Septièmement, les services ne pourront avoir accès à l’identité des personnes que sur une seconde autorisation expresse du Premier ministre, prise après avis de la CNCTR.

Huitièmement, la durée de vie de ce nouvel article L. 851–4 du code de la sécurité intérieure, et donc de ces nouvelles techniques, est limitée au 31 décembre 2018. Son renouvellement sera subordonné au caractère probant de l’évaluation qui en sera faite, ainsi qu’à l’utilité et à l’efficacité du processus ; pour autant, les exemples que j’ai donnés montrent que l’on pourrait utilement bénéficier de ce dispositif dès aujourd’hui et réduire ainsi les risques terroristes.

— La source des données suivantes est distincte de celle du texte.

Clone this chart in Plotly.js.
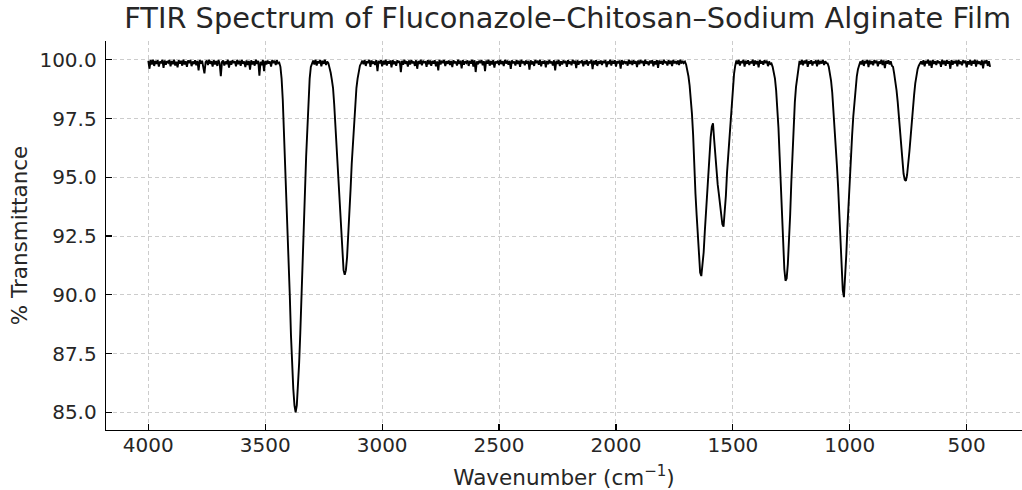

Ces nombreuses garanties nous paraissent de nature à répondre aux inquiétudes qui ont pu s’exprimer. Le Gouvernement souhaite cependant en ajouter une dernière sous la forme d’un amendement que je présenterai tout à l’heure, visant à imposer la destruction sous deux mois de toutes les données collectées par un algorithme et relatives à des personnes pour lesquelles les recherches complémentaires effectuées par tous moyens n’auraient pas confirmé la nécessité d’une surveillance individuelle.

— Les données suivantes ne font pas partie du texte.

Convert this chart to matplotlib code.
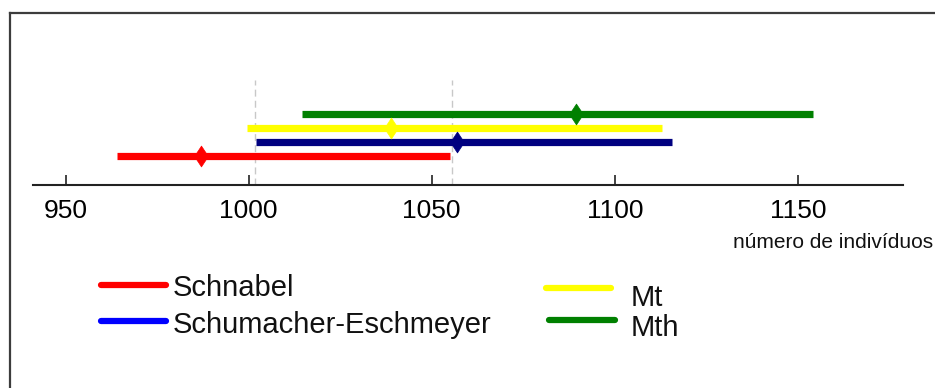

À l’inverse, lorsque les services auront pu vérifier que l’algorithme a permis de repérer des personnes dont la surveillance s’avère nécessaire au titre de la prévention du terrorisme, cette surveillance se poursuivra grâce au recours par les services à d’autres techniques de renseignement prévues par la loi.

Ainsi, grâce au travail effectué par l’Assemblée nationale et par la commission des lois et la commission des affaires étrangères et de la défense du Sénat, nous avons abouti avec ce nouvel article L. 851–4 du code de la sécurité intérieure à un dispositif qui prévient tout risque d’atteinte aux libertés publiques. Nous sommes donc loin de tout ce que l’on a pu entendre et lire sur le sujet !

J’espère que ces explications, notamment celles qui portent sur la gravité des situations auxquelles nous sommes confrontés, ont pu répondre aux questions que certains d’entre vous se posaient, avec sincérité, et que ces interrogations sont désormais levées.